Intel also introduced a low-voltage DDR3 technology for Westmere that lets the memory run at 1.35 volts instead of the usual 1.5 volts, and at the same time reduce CPU power by up to 20 percent.

Faster Interconnects

Mooney talked about several other Intel papers, most of which are related to interconnects. This is where the chipmaker's 48- and 80-core processors really have served as test beds. One of the problems is that with traditional interconnects, data often went out of the chip and onto the motherboard before coming back onto the chip and to another part of the CPU. Intel has been working on keeping intra-chip data transfers on the chip to improve speed.

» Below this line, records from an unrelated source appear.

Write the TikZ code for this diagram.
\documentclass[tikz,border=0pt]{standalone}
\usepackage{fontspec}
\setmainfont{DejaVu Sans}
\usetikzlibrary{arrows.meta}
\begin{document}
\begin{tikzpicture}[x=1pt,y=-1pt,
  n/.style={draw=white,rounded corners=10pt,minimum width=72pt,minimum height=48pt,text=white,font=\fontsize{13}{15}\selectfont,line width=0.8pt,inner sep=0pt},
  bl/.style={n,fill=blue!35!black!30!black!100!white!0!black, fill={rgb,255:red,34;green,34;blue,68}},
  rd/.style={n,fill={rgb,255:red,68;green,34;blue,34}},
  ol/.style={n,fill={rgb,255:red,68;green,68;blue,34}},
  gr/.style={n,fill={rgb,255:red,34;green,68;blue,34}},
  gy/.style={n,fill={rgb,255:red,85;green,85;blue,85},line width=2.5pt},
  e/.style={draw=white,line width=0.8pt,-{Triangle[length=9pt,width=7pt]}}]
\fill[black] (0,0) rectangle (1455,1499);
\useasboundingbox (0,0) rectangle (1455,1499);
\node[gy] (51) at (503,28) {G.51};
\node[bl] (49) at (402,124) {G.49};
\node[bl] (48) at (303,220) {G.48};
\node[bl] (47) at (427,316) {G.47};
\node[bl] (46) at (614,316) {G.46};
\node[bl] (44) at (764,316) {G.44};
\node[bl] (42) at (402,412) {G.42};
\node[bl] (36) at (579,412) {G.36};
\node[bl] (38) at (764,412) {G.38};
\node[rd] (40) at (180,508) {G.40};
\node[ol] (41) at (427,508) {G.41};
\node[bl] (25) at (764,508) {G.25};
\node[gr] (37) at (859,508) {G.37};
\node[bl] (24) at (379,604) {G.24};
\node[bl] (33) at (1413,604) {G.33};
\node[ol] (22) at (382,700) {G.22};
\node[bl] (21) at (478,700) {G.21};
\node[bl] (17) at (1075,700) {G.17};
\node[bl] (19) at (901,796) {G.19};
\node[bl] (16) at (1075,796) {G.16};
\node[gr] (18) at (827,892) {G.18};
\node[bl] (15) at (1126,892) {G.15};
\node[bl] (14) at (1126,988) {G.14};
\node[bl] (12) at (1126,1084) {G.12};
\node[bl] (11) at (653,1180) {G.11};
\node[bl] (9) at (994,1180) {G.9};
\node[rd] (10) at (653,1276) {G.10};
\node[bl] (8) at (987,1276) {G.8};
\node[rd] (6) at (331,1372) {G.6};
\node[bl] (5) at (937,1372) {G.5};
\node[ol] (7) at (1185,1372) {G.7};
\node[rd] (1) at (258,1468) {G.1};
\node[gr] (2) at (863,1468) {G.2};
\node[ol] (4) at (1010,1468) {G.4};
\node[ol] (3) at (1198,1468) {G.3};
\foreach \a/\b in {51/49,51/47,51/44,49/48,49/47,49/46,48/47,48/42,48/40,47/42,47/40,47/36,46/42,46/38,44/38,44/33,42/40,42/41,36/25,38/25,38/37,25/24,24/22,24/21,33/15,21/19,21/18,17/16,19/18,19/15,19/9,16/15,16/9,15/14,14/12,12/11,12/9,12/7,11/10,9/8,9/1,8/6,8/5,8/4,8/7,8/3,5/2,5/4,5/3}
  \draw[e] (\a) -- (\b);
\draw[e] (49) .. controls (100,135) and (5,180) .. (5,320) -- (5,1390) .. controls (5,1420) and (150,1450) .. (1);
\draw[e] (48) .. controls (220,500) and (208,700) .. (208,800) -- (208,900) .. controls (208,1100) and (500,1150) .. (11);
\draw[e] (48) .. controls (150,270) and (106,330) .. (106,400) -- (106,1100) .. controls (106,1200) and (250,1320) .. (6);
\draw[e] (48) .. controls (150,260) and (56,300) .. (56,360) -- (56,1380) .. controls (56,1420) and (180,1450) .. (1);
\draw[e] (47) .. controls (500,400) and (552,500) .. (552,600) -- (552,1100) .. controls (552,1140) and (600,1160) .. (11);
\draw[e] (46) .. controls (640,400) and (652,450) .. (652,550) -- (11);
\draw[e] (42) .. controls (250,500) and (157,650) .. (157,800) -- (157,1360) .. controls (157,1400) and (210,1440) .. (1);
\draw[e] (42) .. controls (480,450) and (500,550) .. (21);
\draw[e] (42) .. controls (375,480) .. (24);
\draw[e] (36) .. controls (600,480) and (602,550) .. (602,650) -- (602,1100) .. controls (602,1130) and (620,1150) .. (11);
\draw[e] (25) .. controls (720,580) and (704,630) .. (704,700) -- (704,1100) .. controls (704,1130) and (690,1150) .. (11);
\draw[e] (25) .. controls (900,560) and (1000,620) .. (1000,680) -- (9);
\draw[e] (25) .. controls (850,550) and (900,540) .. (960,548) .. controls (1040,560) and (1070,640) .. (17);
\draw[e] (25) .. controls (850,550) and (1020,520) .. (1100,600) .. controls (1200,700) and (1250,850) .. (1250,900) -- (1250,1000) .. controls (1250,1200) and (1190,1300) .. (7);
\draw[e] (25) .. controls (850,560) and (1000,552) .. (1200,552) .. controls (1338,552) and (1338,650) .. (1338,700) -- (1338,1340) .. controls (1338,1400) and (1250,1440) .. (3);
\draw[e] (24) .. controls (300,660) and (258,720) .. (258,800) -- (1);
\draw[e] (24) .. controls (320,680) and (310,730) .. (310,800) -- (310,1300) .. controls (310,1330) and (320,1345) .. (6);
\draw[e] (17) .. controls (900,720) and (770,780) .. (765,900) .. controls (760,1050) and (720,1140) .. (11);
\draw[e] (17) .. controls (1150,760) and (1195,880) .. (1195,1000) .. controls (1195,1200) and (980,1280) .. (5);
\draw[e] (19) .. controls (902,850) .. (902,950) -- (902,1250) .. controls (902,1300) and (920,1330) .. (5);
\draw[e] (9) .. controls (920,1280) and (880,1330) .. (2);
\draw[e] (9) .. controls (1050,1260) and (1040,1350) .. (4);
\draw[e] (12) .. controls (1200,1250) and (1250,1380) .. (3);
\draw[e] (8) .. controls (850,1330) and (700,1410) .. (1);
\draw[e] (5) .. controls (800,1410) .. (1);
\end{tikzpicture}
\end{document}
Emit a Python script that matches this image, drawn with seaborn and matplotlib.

Future tera-scale processing jobs also need faster data transfers, and they need to be more power-efficient. One Intel paper will describe how, with current interconnect and circuit technology available today, to move one terabyte of data from one chip to another would take 150 watts. But with new techniques Intel will discuss in a presentation at ISSCC, that terabyte of data can be moved with just 11 watts of power.

Intel is working on a more aggressive sleep state for these chip-to-chip interconnects that draws just seven watts of power in sleep mode and wakes up 1,000 times faster.

The company is also working on more careful mapping of threads onto cores rather than placing them randomly in a many-core system, as well as putting threads onto the most aggressive cores in a many-core system. Mooney estimates Intel can net a 20- to 60-percent performance improvement this way, depending on the core network.

ISSCC takes place in San Francisco and starts next Monday.